Watch live as asteroid passes Earth on ‘very close’ approach

A newly discovered asteroid will come “very close” to Earth on Friday — and you can watch the space rock zoom through space live online.

The asteroid, known as 2023 EY, will reach a minimum distance to our planet of about 149,000 miles on March 17, according to figures from NASA’s Center for Near Earth Object Studies (CNEOS).

Although this may seem far away, in astronomical terms this is considered a close encounter. To put the flyby into context, the space rock will zoom past us at less than two-thirds of the average distance between Earth and the moon.

The asteroid is estimated to measure about 56 feet across, NASA figures show, making it comparable in size to a house.

Despite the fact that it will fly by Earth on Friday, EY was only discovered on March 13 – just four days before its encounter with our planet. The asteroid was discovered by a telescope at the Sutherland Observing Station in South Africa.

File photo: Artist’s illustration of an asteroid flying past Earth. A newly discovered asteroid will come “very close” to Earth on Friday. iStock

The asteroid is one of more than a dozen that have approached Earth within lunar distance — an average of 238,855 miles away — this year. All of these space rocks, including 2023 EY, have been small, harmless asteroids.

The trajectory of 2023 EY has been precisely calculated, so there is no chance that the object will collide with our planet. But if an asteroid of this size was on a collision course with Earth, there would be little to worry about.

According to NASA, space rocks measuring less than 25 meters across (about 82 feet) would most likely burn up if they entered Earth’s true atmosphere, causing little or no damage to the ground.

By the time it approaches, 2023 EY will be traveling at approximately 18,100 miles per hour. That’s about nine times as fast as a rifle bullet.

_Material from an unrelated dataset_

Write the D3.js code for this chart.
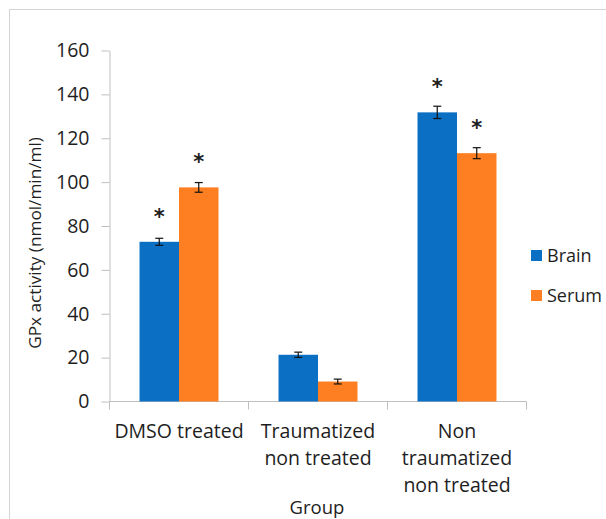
<!DOCTYPE html>
<html>
<head>
<meta charset="utf-8">
<script src="https://cdn.jsdelivr.net/npm/d3@7"></script>
<style>
  body { margin: 0; background: #fff; }
  text { font-family: "Open Sans", "Noto Sans", sans-serif; fill: #1e1e1e; }
</style>
</head>
<body>
<div id="chart"></div>
<script>
// data
const groups = ["DMSO treated", "Traumatized non treated", "Non traumatized non treated"];
const groupLines = [["DMSO treated"], ["Traumatized", "non treated"], ["Non", "traumatized", "non treated"]];
const seriesNames = ["Brain", "Serum"];
const brain = [72.8, 21.3, 131.8];
const serum = [97.6, 9.1, 113.2];
const brainErr = [1.6, 1.2, 2.8];
const serumErr = [2.2, 1.1, 2.5];
const brainSig = [true, false, true];
const serumSig = [true, false, true];
const yTicks = [0, 20, 40, 60, 80, 100, 120, 140, 160];
const colors = ["#0b70c4", "#fd7f22"];

const data = groups.map((g, i) => ({
  group: g,
  lines: groupLines[i],
  vals: [
    { s: seriesNames[0], v: brain[i], e: brainErr[i], sig: brainSig[i] },
    { s: seriesNames[1], v: serum[i], e: serumErr[i], sig: serumSig[i] },
  ],
}));

const W = 606, H = 519;
const svg = d3.select("#chart").append("svg")
  .attr("width", W).attr("height", H);

// chart frame (cut by the crop on right / bottom)
svg.append("rect")
  .attr("x", 9.5).attr("y", 9.5)
  .attr("width", W + 20).attr("height", H + 20)
  .attr("fill", "#fff").attr("stroke", "#d4d4d4");

const pLeft = 109.5, pRight = 526.5, pTop = 50.5, pBottom = 401.5;

const y = d3.scaleLinear().domain([0, 160]).range([pBottom, pTop]);
const x0 = d3.scaleBand().domain(groups).range([pLeft, pRight]).padding(0);
const x1 = d3.scaleBand().domain(seriesNames)
  .range([0, x0.bandwidth()]).paddingInner(0).paddingOuter(0.76);

// y axis
const yAxis = svg.append("g")
  .attr("transform", `translate(${pLeft},0)`)
  .call(d3.axisLeft(y).tickValues(yTicks).tickSize(8).tickSizeOuter(0).tickPadding(12));
yAxis.select(".domain").attr("stroke", "#bfbfbf");
yAxis.selectAll(".tick line").attr("stroke", "#bfbfbf");
yAxis.selectAll(".tick text")
  .attr("font-size", 19.5).attr("fill", "#1e1e1e")
  .style("font-family", "'Open Sans', sans-serif");

// x axis line + category separators
const xAxis = svg.append("g").attr("transform", `translate(0,${pBottom})`);
xAxis.append("line")
  .attr("x1", pLeft).attr("x2", pRight)
  .attr("stroke", "#bfbfbf");
xAxis.selectAll("line.sep")
  .data(groups.map((g) => x0(g)).concat([pRight]))
  .join("line")
  .attr("class", "sep")
  .attr("x1", (d) => d).attr("x2", (d) => d)
  .attr("y1", 0).attr("y2", 8)
  .attr("stroke", "#bfbfbf");

// bars
const g = svg.selectAll("g.grp")
  .data(data)
  .join("g")
  .attr("class", "grp")
  .attr("transform", (d) => `translate(${x0(d.group)},0)`);

g.selectAll("rect")
  .data((d) => d.vals)
  .join("rect")
  .attr("x", (d) => x1(d.s))
  .attr("y", (d) => y(d.v))
  .attr("width", x1.bandwidth())
  .attr("height", (d) => y(0) - y(d.v))
  .attr("fill", (d, i) => colors[i]);

// error bars
const cap = 4;
const eb = g.selectAll("g.err")
  .data((d) => d.vals)
  .join("g")
  .attr("class", "err")
  .attr("stroke", "#111")
  .attr("stroke-width", 1.2);
eb.append("line")
  .attr("x1", (d) => x1(d.s) + x1.bandwidth() / 2)
  .attr("x2", (d) => x1(d.s) + x1.bandwidth() / 2)
  .attr("y1", (d) => y(d.v + d.e))
  .attr("y2", (d) => y(d.v - d.e));
eb.append("line")
  .attr("x1", (d) => x1(d.s) + x1.bandwidth() / 2 - cap)
  .attr("x2", (d) => x1(d.s) + x1.bandwidth() / 2 + cap)
  .attr("y1", (d) => y(d.v + d.e))
  .attr("y2", (d) => y(d.v + d.e));
eb.append("line")
  .attr("x1", (d) => x1(d.s) + x1.bandwidth() / 2 - cap)
  .attr("x2", (d) => x1(d.s) + x1.bandwidth() / 2 + cap)
  .attr("y1", (d) => y(d.v - d.e))
  .attr("y2", (d) => y(d.v - d.e));

// significance stars
g.selectAll("text.star")
  .data((d) => d.vals.filter((v) => v.sig))
  .join("text")
  .attr("class", "star")
  .attr("x", (d) => x1(d.s) + x1.bandwidth() / 2)
  .attr("y", (d) => y(d.v) - 30 + 12)
  .attr("text-anchor", "middle")
  .attr("font-size", 21)
  .attr("font-weight", "bold")
  .style("font-family", "'DejaVu Sans', sans-serif")
  .text("*");

// category labels
svg.selectAll("text.cat")
  .data(data)
  .join("text")
  .attr("class", "cat")
  .attr("text-anchor", "middle")
  .attr("font-size", 19.5)
  .attr("x", (d) => x0(d.group) + x0.bandwidth() / 2)
  .attr("y", 438)
  .selectAll("tspan")
  .data((d) => d.lines.map((l) => ({ l, x: x0(d.group) + x0.bandwidth() / 2 })))
  .join("tspan")
  .attr("x", (d) => d.x)
  .attr("dy", (d, i) => (i === 0 ? 0 : 26.8))
  .text((d) => d.l);

// axis titles
svg.append("text")
  .attr("text-anchor", "middle")
  .attr("font-size", 17.2)
  .attr("transform", "translate(41,243) rotate(-90)")
  .text("GPx activity (nmol/min/ml)");

svg.append("text")
  .attr("text-anchor", "middle")
  .attr("font-size", 18.5)
  .attr("x", 317)
  .attr("y", 514)
  .text("Group");

// legend
const legend = svg.selectAll("g.leg")
  .data(seriesNames)
  .join("g")
  .attr("class", "leg")
  .attr("transform", (d, i) => `translate(531,${250 + i * 40})`);
legend.append("rect")
  .attr("width", 11).attr("height", 11)
  .attr("fill", (d, i) => colors[i]);
legend.append("text")
  .attr("x", 16).attr("y", 12)
  .attr("font-size", 18)
  .text((d) => d);
</script>
</body>
</html>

The Virtual Telescope Project (VTP) will provide a live stream that will allow viewers to see the asteroid as it zooms past Earth. The project’s director, Gianluca Masi, described the approach as “very close” in an email Newsweek.

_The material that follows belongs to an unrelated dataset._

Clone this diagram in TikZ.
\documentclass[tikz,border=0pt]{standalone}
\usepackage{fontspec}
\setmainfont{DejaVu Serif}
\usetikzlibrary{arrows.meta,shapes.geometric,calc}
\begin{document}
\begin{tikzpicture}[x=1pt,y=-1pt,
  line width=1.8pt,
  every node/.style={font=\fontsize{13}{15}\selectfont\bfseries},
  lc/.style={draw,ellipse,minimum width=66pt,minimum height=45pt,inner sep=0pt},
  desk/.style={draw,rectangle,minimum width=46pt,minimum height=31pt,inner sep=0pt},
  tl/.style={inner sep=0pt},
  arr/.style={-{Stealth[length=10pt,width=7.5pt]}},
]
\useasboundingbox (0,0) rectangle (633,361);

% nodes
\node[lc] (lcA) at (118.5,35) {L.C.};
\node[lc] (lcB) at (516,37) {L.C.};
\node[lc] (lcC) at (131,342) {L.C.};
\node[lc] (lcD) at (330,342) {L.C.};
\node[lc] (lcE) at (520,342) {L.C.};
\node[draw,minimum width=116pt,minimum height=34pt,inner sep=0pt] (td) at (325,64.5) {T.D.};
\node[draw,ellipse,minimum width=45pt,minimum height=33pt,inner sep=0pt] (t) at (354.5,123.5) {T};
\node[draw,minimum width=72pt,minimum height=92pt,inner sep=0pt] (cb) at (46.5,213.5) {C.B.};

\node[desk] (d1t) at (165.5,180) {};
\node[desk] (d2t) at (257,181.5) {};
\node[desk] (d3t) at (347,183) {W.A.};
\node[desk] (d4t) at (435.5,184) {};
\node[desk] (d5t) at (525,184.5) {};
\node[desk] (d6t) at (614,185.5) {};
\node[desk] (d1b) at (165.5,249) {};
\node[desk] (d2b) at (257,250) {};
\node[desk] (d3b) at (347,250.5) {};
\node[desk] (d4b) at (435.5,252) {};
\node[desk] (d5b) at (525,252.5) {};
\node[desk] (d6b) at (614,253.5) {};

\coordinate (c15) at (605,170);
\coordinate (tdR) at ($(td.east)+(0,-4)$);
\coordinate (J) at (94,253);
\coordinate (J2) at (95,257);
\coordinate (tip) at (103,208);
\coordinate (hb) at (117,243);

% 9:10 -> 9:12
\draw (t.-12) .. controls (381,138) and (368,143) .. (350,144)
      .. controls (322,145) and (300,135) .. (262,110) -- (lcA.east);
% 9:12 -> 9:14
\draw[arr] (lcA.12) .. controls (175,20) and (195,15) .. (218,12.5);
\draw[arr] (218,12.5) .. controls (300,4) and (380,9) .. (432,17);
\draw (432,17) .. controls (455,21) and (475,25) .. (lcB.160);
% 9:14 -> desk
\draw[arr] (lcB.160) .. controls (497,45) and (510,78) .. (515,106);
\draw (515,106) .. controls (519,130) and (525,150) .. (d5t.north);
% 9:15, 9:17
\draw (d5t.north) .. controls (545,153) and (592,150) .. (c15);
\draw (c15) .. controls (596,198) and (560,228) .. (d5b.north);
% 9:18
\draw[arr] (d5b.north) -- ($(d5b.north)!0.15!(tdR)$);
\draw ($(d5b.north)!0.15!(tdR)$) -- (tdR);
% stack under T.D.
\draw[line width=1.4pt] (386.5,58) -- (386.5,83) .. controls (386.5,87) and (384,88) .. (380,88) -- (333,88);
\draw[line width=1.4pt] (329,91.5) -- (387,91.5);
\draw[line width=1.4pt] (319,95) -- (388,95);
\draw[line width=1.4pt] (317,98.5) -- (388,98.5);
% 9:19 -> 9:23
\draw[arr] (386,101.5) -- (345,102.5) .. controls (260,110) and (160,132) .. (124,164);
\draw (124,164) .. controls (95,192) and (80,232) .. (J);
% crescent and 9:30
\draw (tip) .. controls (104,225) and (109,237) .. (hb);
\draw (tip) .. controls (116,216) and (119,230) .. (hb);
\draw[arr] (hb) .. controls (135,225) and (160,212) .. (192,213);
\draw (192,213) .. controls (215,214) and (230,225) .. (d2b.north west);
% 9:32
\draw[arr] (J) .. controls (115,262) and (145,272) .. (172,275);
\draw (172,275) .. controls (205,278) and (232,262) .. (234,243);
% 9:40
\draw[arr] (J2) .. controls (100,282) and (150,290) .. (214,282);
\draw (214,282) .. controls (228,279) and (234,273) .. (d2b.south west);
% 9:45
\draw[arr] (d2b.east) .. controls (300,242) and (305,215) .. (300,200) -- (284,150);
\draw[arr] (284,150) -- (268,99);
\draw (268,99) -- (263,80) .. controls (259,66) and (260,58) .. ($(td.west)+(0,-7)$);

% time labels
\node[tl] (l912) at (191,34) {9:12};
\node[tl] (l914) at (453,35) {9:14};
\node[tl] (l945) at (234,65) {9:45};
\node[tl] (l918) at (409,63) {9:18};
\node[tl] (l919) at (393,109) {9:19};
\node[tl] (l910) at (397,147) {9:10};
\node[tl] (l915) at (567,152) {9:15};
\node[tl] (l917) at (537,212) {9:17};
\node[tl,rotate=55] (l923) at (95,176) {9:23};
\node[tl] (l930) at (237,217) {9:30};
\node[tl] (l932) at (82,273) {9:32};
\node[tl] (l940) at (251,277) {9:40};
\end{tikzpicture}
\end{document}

VTP is a service provided by the Bellatrix Astronomical Observatory in Ceccano, Italy, which operates and provides access to remotely operated robotic telescopes.

The live stream starts at 12:00 Universal Coordinated Time on March 17 or 8:00 PM Eastern Time on March 16.

VTP also hosted a live stream of another small asteroid that came even closer in January this year, and Masi managed to capture some “extraordinary” images.

This space rock, known as 2023 BU, flew past us at an altitude of only about 2,500 miles above Earth.

This flyby was the fourth closest of more than 35,000 past and future Earth approaches in the CNEOS database, which contains data covering the 300 years from 1900 to 2200. The approach was less than 3 percent of the average distance between the Earth and the moon.